:: SUPPLIED MATERIAL ::
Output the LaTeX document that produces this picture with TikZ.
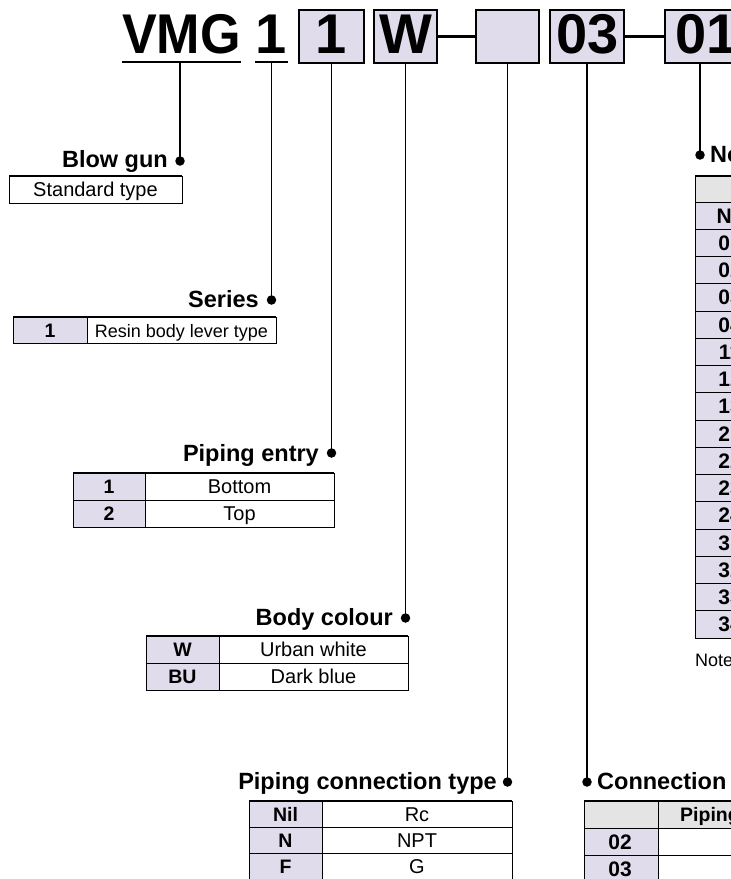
\documentclass[tikz,border=0pt]{standalone}
\usepackage{fontspec}
\setmainfont{Liberation Sans}
\definecolor{keyfill}{HTML}{E0DCEC}
\definecolor{headfill}{HTML}{E4E4E4}
\begin{document}
\begin{tikzpicture}[x=1pt,y=-1pt,
  bigt/.style={font=\fontsize{56}{56}\selectfont\bfseries, inner sep=0pt},
  lbl/.style={font=\fontsize{23.5}{23.5}\selectfont\bfseries, inner sep=0pt},
  keyt/.style={font=\fontsize{19.5}{19.5}\selectfont\bfseries, inner sep=0pt, anchor=base},
  keyb/.style={font=\fontsize{21}{21}\selectfont\bfseries, inner sep=0pt, anchor=base},
  valt/.style={font=\fontsize{20}{20}\selectfont, inner sep=0pt, anchor=base},
  notet/.style={font=\fontsize{18}{18}\selectfont, inner sep=0pt, anchor=base west},
  codebox/.style={draw, line width=2pt, fill=keyfill, inner sep=0pt, minimum height=53pt},
  joint/.style={line width=2.4pt},
  uline/.style={line width=1.8pt},
  leader/.style={line width=1.6pt},
  dotn/.style={circle, fill=black, inner sep=0pt, minimum size=9.5pt},
  gridl/.style={line width=1pt},
  topl/.style={line width=1.8pt}]
\useasboundingbox (0,0) rectangle (731,879);
\clip (0,0) rectangle (731,879);

% ---------- top code ----------
\node[bigt, anchor=base, xscale=0.93] (vmg) at (181.5,53) {VMG};
\draw[uline] (122,62) -- (241,62);
\node[bigt, anchor=base] (ser) at (271.5,53) {1};
\draw[uline] (255,62) -- (288,62);

\node[codebox, minimum width=65pt] (b1) at (331.5,36.5) {};
\node[bigt, anchor=base] (t1) at (331.5,53) {1};
\node[codebox, minimum width=63pt] (bW) at (405.5,36.5) {};
\node[bigt, anchor=base] (tW) at (405.5,53) {W};
\node[codebox, minimum width=63pt] (bN) at (507.5,36.5) {};
\node[codebox, minimum width=74pt] (b03) at (587,36.5) {};
\node[bigt, anchor=base] (t03) at (588,53) {03};
\node[codebox, minimum width=70pt] (b01) at (700,36.5) {};
\node[bigt, anchor=base] (t01) at (707,53) {01};
\draw[joint] (bW.east) -- (bN.west);
\draw[joint] (b03.east) -- (b01.west);

% ---------- leaders ----------
\coordinate (uVMG) at (180,62);
\coordinate (uSer) at (271.5,62);
\node[dotn] (dBG) at (180,161) {};
\node[dotn] (dSer) at (271.5,300) {};
\node[dotn] (dPE) at (331.5,453) {};
\node[dotn] (dBC) at (405.5,618) {};
\node[dotn] (dPC) at (507.5,782) {};
\node[dotn] (dCN) at (587,782) {};
\node[dotn] (dNZ) at (700,155) {};
\draw[leader] (uVMG) -- (dBG.center);
\draw[leader] (uSer) -- (dSer.center);
\draw[leader] (b1.south) -- (dPE.center);
\draw[leader] (bW.south) -- (dBC.center);
\draw[leader] (bN.south) -- (dPC.center);
\draw[leader] (b03.south) -- (dCN.center);
\draw[leader] (b01.south) -- (dNZ.center);

% ---------- labels ----------
\node[lbl, anchor=base east] (lBG) at (168,167) {Blow gun};
\node[lbl, anchor=base east] (lSer) at (259,307) {Series};
\node[lbl, anchor=base east] (lPE) at (319,461) {Piping entry};
\node[lbl, anchor=base east] (lBC) at (393,625) {Body colour};
\node[lbl, anchor=base east] (lPC) at (497,789) {Piping connection type};
\node[lbl, anchor=base west] (lCN) at (597,789) {Connection};
\node[lbl, anchor=base west] (lNZ) at (710,162) {Nozzle};

% ---------- Blow gun table ----------
\draw[gridl] (9,176) rectangle (182,203);
\draw[topl] (9,176) -- (182,176);
\node[valt] (vBG) at (95.5,196.5) {Standard type};

% ---------- Series table ----------
\fill[keyfill] (13,317) rectangle (87,343);
\draw[gridl] (13,317) rectangle (276,343);
\draw[gridl] (87,317) -- (87,343);
\draw[topl] (13,317) -- (276,317);
\node[keyt] (kSer) at (50,337) {1};
\node[valt, font=\fontsize{18}{18}\selectfont] (vSer) at (181.5,337) {Resin body lever type};

% ---------- Piping entry table ----------
\fill[keyfill] (73,473) rectangle (145,527);
\draw[gridl] (73,473) rectangle (334,527);
\draw[gridl] (145,473) -- (145,527);
\draw[gridl] (73,500) -- (334,500);
\draw[topl] (73,473) -- (334,473);
\node[keyt] (kPE1) at (109,493.5) {1};
\node[valt] (vPE1) at (239.5,493.5) {Bottom};
\node[keyt] (kPE2) at (109,520.5) {2};
\node[valt] (vPE2) at (239.5,520.5) {Top};

% ---------- Body colour table ----------
\fill[keyfill] (146,636) rectangle (219,690);
\draw[gridl] (146,636) rectangle (408,690);
\draw[gridl] (219,636) -- (219,690);
\draw[gridl] (146,663) -- (408,663);
\draw[topl] (146,636) -- (408,636);
\node[keyt] (kBC1) at (182.5,656.5) {W};
\node[valt] (vBC1) at (313.5,656.5) {Urban white};
\node[keyt] (kBC2) at (182.5,683.5) {BU};
\node[valt] (vBC2) at (313.5,683.5) {Dark blue};

% ---------- Piping connection type table ----------
\fill[keyfill] (249,801) rectangle (322,879);
\draw[gridl] (249,801) rectangle (512,879);
\draw[gridl] (322,801) -- (322,879);
\draw[gridl] (249,827) -- (512,827);
\draw[gridl] (249,853) -- (512,853);
\draw[topl] (249,801) -- (512,801);
\node[keyt] (kPC1) at (285.5,821) {Nil};
\node[valt] (vPC1) at (417,821) {Rc};
\node[keyt] (kPC2) at (285.5,847) {N};
\node[valt] (vPC2) at (417,847) {NPT};
\node[keyt] (kPC3) at (285.5,873) {F};
\node[valt] (vPC3) at (417,873) {G};

% ---------- Connection table ----------
\fill[headfill] (584,801) rectangle (760,828);
\fill[keyfill] (584,828) rectangle (658,882);
\draw[gridl] (584,801) rectangle (760,882);
\draw[gridl] (658,801) -- (658,882);
\draw[gridl] (584,828) -- (760,828);
\draw[gridl] (584,855) -- (760,855);
\draw[topl] (584,801) -- (760,801);
\node[keyt, anchor=base west] (hCN) at (680,821.5) {Piping};
\node[keyb] (kCN1) at (620,849) {02};
\node[keyb] (kCN2) at (620,876) {03};

% ---------- Nozzle table ----------
\fill[headfill] (695,176) rectangle (760,202);
\fill[keyfill] (695,202) rectangle (760,638);
\draw[gridl] (695,176) rectangle (760,638);
\draw[topl] (695,176) -- (760,176);
\foreach \k in {0,...,15} {
  \draw[gridl] (695,{202+27.25*\k}) -- (760,{202+27.25*\k});
}
\foreach \c [count=\i from 0] in {Nil,01,02,03,04,11,12,13,21,22,23,24,31,32,33,34} {
  \node[keyb] (nz\i) at (730,{202+27.25*\i+21}) {\c};
}
\node[notet] (note) at (695,666) {Note)};
\end{tikzpicture}
\end{document}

:: WHAT IS NEEDED ::
Output the material word for word, omitting its pictures.

:: TASK RESPONSE ::
Output the LaTeX document that produces this picture with TikZ.
\documentclass[tikz,border=0pt]{standalone}
\usepackage{fontspec}
\setmainfont{Liberation Sans}
\definecolor{keyfill}{HTML}{E0DCEC}
\definecolor{headfill}{HTML}{E4E4E4}
\begin{document}
\begin{tikzpicture}[x=1pt,y=-1pt,
  bigt/.style={font=\fontsize{56}{56}\selectfont\bfseries, inner sep=0pt},
  lbl/.style={font=\fontsize{23.5}{23.5}\selectfont\bfseries, inner sep=0pt},
  keyt/.style={font=\fontsize{19.5}{19.5}\selectfont\bfseries, inner sep=0pt, anchor=base},
  keyb/.style={font=\fontsize{21}{21}\selectfont\bfseries, inner sep=0pt, anchor=base},
  valt/.style={font=\fontsize{20}{20}\selectfont, inner sep=0pt, anchor=base},
  notet/.style={font=\fontsize{18}{18}\selectfont, inner sep=0pt, anchor=base west},
  codebox/.style={draw, line width=2pt, fill=keyfill, inner sep=0pt, minimum height=53pt},
  joint/.style={line width=2.4pt},
  uline/.style={line width=1.8pt},
  leader/.style={line width=1.6pt},
  dotn/.style={circle, fill=black, inner sep=0pt, minimum size=9.5pt},
  gridl/.style={line width=1pt},
  topl/.style={line width=1.8pt}]
\useasboundingbox (0,0) rectangle (731,879);
\clip (0,0) rectangle (731,879);

% ---------- top code ----------
\node[bigt, anchor=base, xscale=0.93] (vmg) at (181.5,53) {VMG};
\draw[uline] (122,62) -- (241,62);
\node[bigt, anchor=base] (ser) at (271.5,53) {1};
\draw[uline] (255,62) -- (288,62);

\node[codebox, minimum width=65pt] (b1) at (331.5,36.5) {};
\node[bigt, anchor=base] (t1) at (331.5,53) {1};
\node[codebox, minimum width=63pt] (bW) at (405.5,36.5) {};
\node[bigt, anchor=base] (tW) at (405.5,53) {W};
\node[codebox, minimum width=63pt] (bN) at (507.5,36.5) {};
\node[codebox, minimum width=74pt] (b03) at (587,36.5) {};
\node[bigt, anchor=base] (t03) at (588,53) {03};
\node[codebox, minimum width=70pt] (b01) at (700,36.5) {};
\node[bigt, anchor=base] (t01) at (707,53) {01};
\draw[joint] (bW.east) -- (bN.west);
\draw[joint] (b03.east) -- (b01.west);

% ---------- leaders ----------
\coordinate (uVMG) at (180,62);
\coordinate (uSer) at (271.5,62);
\node[dotn] (dBG) at (180,161) {};
\node[dotn] (dSer) at (271.5,300) {};
\node[dotn] (dPE) at (331.5,453) {};
\node[dotn] (dBC) at (405.5,618) {};
\node[dotn] (dPC) at (507.5,782) {};
\node[dotn] (dCN) at (587,782) {};
\node[dotn] (dNZ) at (700,155) {};
\draw[leader] (uVMG) -- (dBG.center);
\draw[leader] (uSer) -- (dSer.center);
\draw[leader] (b1.south) -- (dPE.center);
\draw[leader] (bW.south) -- (dBC.center);
\draw[leader] (bN.south) -- (dPC.center);
\draw[leader] (b03.south) -- (dCN.center);
\draw[leader] (b01.south) -- (dNZ.center);

% ---------- labels ----------
\node[lbl, anchor=base east] (lBG) at (168,167) {Blow gun};
\node[lbl, anchor=base east] (lSer) at (259,307) {Series};
\node[lbl, anchor=base east] (lPE) at (319,461) {Piping entry};
\node[lbl, anchor=base east] (lBC) at (393,625) {Body colour};
\node[lbl, anchor=base east] (lPC) at (497,789) {Piping connection type};
\node[lbl, anchor=base west] (lCN) at (597,789) {Connection};
\node[lbl, anchor=base west] (lNZ) at (710,162) {Nozzle};

% ---------- Blow gun table ----------
\draw[gridl] (9,176) rectangle (182,203);
\draw[topl] (9,176) -- (182,176);
\node[valt] (vBG) at (95.5,196.5) {Standard type};

% ---------- Series table ----------
\fill[keyfill] (13,317) rectangle (87,343);
\draw[gridl] (13,317) rectangle (276,343);
\draw[gridl] (87,317) -- (87,343);
\draw[topl] (13,317) -- (276,317);
\node[keyt] (kSer) at (50,337) {1};
\node[valt, font=\fontsize{18}{18}\selectfont] (vSer) at (181.5,337) {Resin body lever type};

% ---------- Piping entry table ----------
\fill[keyfill] (73,473) rectangle (145,527);
\draw[gridl] (73,473) rectangle (334,527);
\draw[gridl] (145,473) -- (145,527);
\draw[gridl] (73,500) -- (334,500);
\draw[topl] (73,473) -- (334,473);
\node[keyt] (kPE1) at (109,493.5) {1};
\node[valt] (vPE1) at (239.5,493.5) {Bottom};
\node[keyt] (kPE2) at (109,520.5) {2};
\node[valt] (vPE2) at (239.5,520.5) {Top};

% ---------- Body colour table ----------
\fill[keyfill] (146,636) rectangle (219,690);
\draw[gridl] (146,636) rectangle (408,690);
\draw[gridl] (219,636) -- (219,690);
\draw[gridl] (146,663) -- (408,663);
\draw[topl] (146,636) -- (408,636);
\node[keyt] (kBC1) at (182.5,656.5) {W};
\node[valt] (vBC1) at (313.5,656.5) {Urban white};
\node[keyt] (kBC2) at (182.5,683.5) {BU};
\node[valt] (vBC2) at (313.5,683.5) {Dark blue};

% ---------- Piping connection type table ----------
\fill[keyfill] (249,801) rectangle (322,879);
\draw[gridl] (249,801) rectangle (512,879);
\draw[gridl] (322,801) -- (322,879);
\draw[gridl] (249,827) -- (512,827);
\draw[gridl] (249,853) -- (512,853);
\draw[topl] (249,801) -- (512,801);
\node[keyt] (kPC1) at (285.5,821) {Nil};
\node[valt] (vPC1) at (417,821) {Rc};
\node[keyt] (kPC2) at (285.5,847) {N};
\node[valt] (vPC2) at (417,847) {NPT};
\node[keyt] (kPC3) at (285.5,873) {F};
\node[valt] (vPC3) at (417,873) {G};

% ---------- Connection table ----------
\fill[headfill] (584,801) rectangle (760,828);
\fill[keyfill] (584,828) rectangle (658,882);
\draw[gridl] (584,801) rectangle (760,882);
\draw[gridl] (658,801) -- (658,882);
\draw[gridl] (584,828) -- (760,828);
\draw[gridl] (584,855) -- (760,855);
\draw[topl] (584,801) -- (760,801);
\node[keyt, anchor=base west] (hCN) at (680,821.5) {Piping};
\node[keyb] (kCN1) at (620,849) {02};
\node[keyb] (kCN2) at (620,876) {03};

% ---------- Nozzle table ----------
\fill[headfill] (695,176) rectangle (760,202);
\fill[keyfill] (695,202) rectangle (760,638);
\draw[gridl] (695,176) rectangle (760,638);
\draw[topl] (695,176) -- (760,176);
\foreach \k in {0,...,15} {
  \draw[gridl] (695,{202+27.25*\k}) -- (760,{202+27.25*\k});
}
\foreach \c [count=\i from 0] in {Nil,01,02,03,04,11,12,13,21,22,23,24,31,32,33,34} {
  \node[keyb] (nz\i) at (730,{202+27.25*\i+21}) {\c};
}
\node[notet] (note) at (695,666) {Note)};
\end{tikzpicture}
\end{document}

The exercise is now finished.